In 2022, the spring was "persistently cool and wet," noted Marshall, as rain fell on 63 of 82 days between April 1 and June 21. By mid-June, the snowpack was 180 per cent greater than usual. And so, people weren't bothered by the fall drought when filling their cups with water at home.

But Marshall's report also notes communities that do not rely on snowpack melt are at greater risk — such as the Sunshine Coast, where a state of emergency was called last summer due to the drought.

"The worst case scenario would be to have a drought extended into the fall, like we did last year, with very little or no mountain snowpack to begin with, which was our saving grace last year. So with that in mind, of course, water services are looking closely at that and planning accordingly," said Marshall.

The challenge is in precipitation patterns — not rainfall amounts

Then there are the atmospheric rivers — more intense rain storms that batter the South Coast. Such storms caused flash floods in the Fraser Fraser in 2021, following the infamous "heat dome" that summer.

Climate change projections used by Marshall's department show the region will experience only modest overall precipitation changes. The challenge is in how the precipitation falls.

Having lots of rain in short periods makes water planning more difficult, said Marshall.

"These atmospheric rivers that hit us in the winter, in the fall months, I think the biggest challenge we have with those, obviously, is we can't capture and hold on to that water. But it's also a water quality issue, where we have the potential for landslides events in our water supply areas, and that creates turbid water, which can be challenging for delivering clean water," said Marshall.

Effects of warmer temperatures on local reservoirs, Coquitlam Glacier

The next issue is warmer temperatures, which will melt more snow in the spring and lead to more depleted reservoirs by summer. Marshall said a warm spring coupled with an extended drought like last year could prompt more serious water restrictions.

Warmer temperatures also evaporate water from reservoirs more quickly, melting the watershed's last glacier — the Coquitlam Glacier.

"The results show that this small glacier has decreased in area by 20 per cent since 2014 and has lost an average depth of just over 10 metres. As glaciers get smaller, their melt rate tends to increase; however, the Coquitlam Glacier has seen a five-fold increase in melt rates since 2018, which is much greater than normal. This glacier will likely disappear completely within the next 20 to 30 years," notes Marshall's report.

Metro Vancouver taps into three dammed reservoirs to serve residents: Capilano, Seymour and Coquitlam.

So far, solutions to handle unexpected fluxes in water levels are in a nascent stage, aside from a more definitive plan to expand the Coquitlam reservoir in the coming decade, said Marshall.

"Beyond that, I think there have been many discussions about adding more capacity, more source water, whether it's looking at sub-alpine lakes in our watershed areas or expanding existing reservoirs.
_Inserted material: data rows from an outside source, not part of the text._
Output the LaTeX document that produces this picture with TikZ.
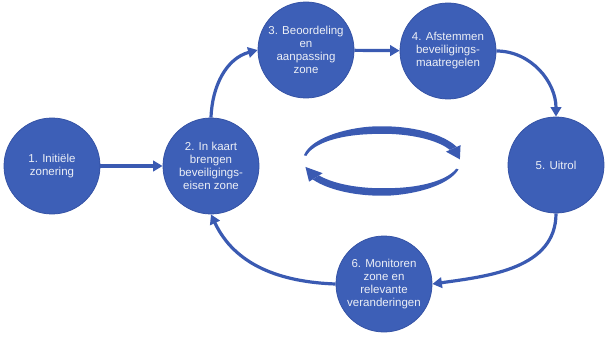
\documentclass[tikz,border=0pt]{standalone}
\usepackage{fontspec}
\setmainfont{Liberation Sans}
\usetikzlibrary{arrows.meta}
\definecolor{disc}{RGB}{61,95,183}
\definecolor{discedge}{RGB}{52,82,165}
\definecolor{flow}{RGB}{58,90,178}
\definecolor{label}{RGB}{236,239,246}
\begin{document}
\begin{tikzpicture}[x=1pt,y=-1pt,
  stage/.style={circle, minimum size=96pt, inner sep=0pt, fill=disc, draw=discedge,
    line width=0.8pt, text=label, align=center,
    font=\fontsize{11.5}{13}\selectfont},
  conn/.style={draw=flow, line width=3.2pt, -{Triangle[length=9.5pt,width=10.5pt]}},
  declare function={
    cx=382; cy=161; ea=78; eb=31;
    wu(\t)=2.5+5*min(1,(170-\t)/70);
    wl(\t)=2.5+5*min(1,(345-\t)/70);
  }]
  \useasboundingbox (0,0) rectangle (611,337);

  % process stages
  \node[stage] (c1) at (52,166) {1. Initiële\\zonering};
  \node[stage] (c2) at (211,166) {2. In kaart\\brengen\\beveiligings-\\eisen zone};
  \node[stage] (c3) at (306,50) {3. Beoordeling\\en\\aanpassing\\zone};
  \node[stage] (c4) at (448,51) {4. Afstemmen\\beveiligings-\\maatregelen};
  \node[stage] (c5) at (556,165) {5. Uitrol};
  \node[stage] (c6) at (384,284) {6. Monitoren\\zone en\\relevante\\veranderingen};

  % connectors of the cycle
  \draw[conn] (c1) -- (c2);
  \draw[conn] (c2.north) to[out=88,in=195] (c3.west);
  \draw[conn] (c3) -- (c4);
  \draw[conn] (c4.east) to[out=0,in=90] (c5.north);
  \draw[conn] (c5.south) to[out=-90,in=8] (c6.east);
  \draw[conn] (c6.west) to[out=178,in=-65] (c2.south);

  % central circular arrows (tapered bodies plus heads)
  \fill[flow] plot[domain=170:24,samples=60]
      ({cx+(ea+wu(\x)/2)*cos(\x)},{cy-(eb+wu(\x)/2)*sin(\x)})
    -- plot[domain=24:170,samples=60]
      ({cx+(ea-wu(\x)/2)*cos(\x)},{cy-(eb-wu(\x)/2)*sin(\x)}) -- cycle;
  \fill[flow] ({cx+(ea+8)*cos(24)},{cy-(eb+8)*sin(24)})
    -- ({cx+ea*cos(3)},{cy-eb*sin(3)})
    -- ({cx+(ea-8)*cos(24)},{cy-(eb-8)*sin(24)}) -- cycle;

  \fill[flow] plot[domain=345:212,samples=60]
      ({cx+(ea+wl(\x)/2)*cos(\x)},{cy-(eb+wl(\x)/2)*sin(\x)})
    -- plot[domain=212:345,samples=60]
      ({cx+(ea-wl(\x)/2)*cos(\x)},{cy-(eb-wl(\x)/2)*sin(\x)}) -- cycle;
  \fill[flow] ({cx+(ea+8)*cos(212)},{cy-(eb+8)*sin(212)})
    -- ({cx+ea*cos(191)},{cy-eb*sin(191)})
    -- ({cx+(ea-8)*cos(212)},{cy-(eb-8)*sin(212)}) -- cycle;
\end{tikzpicture}
\end{document}
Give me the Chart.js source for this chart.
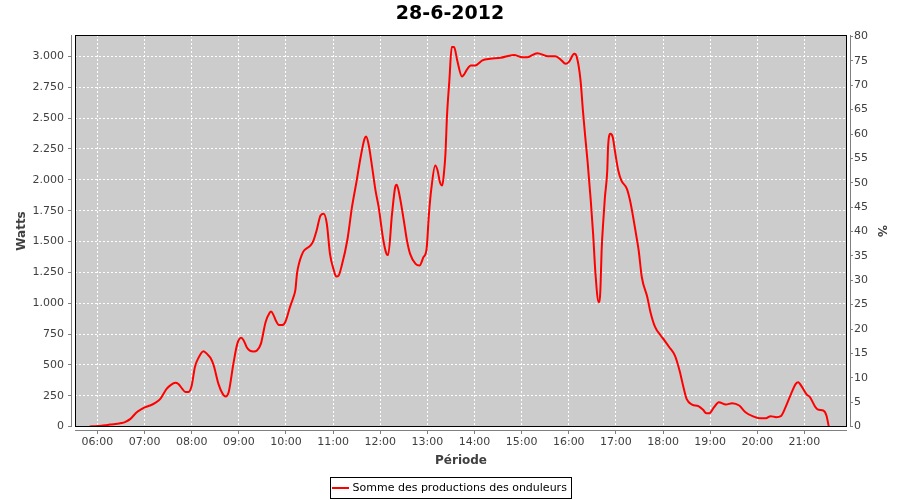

But there's nothing concrete at this point. There's just a bunch of potential options on the table," said Marshall.

He said that extreme measures, such as in California, where water canals and reservoirs can be covered in plastic shade balls to preserve water, are not likely to occur here.

"I don't think we're at the point where we'll see, you know, year-round extreme drought, like they have seen in California, at least not for many, many years," said Marshall.

"Our climate change projections are suggesting that we might have dry spells in the summer that extend from an average of 21 days up to an average of 27 days," said Marshall.

His report also touched on such droughts impacting forests and the likelihood of more fires in the region, such as the one at Minnekhada Regional Park last October. In the coming years, atmospheric rivers will also challenge local municipalities with flash floods inland and ont he coast due to King tides.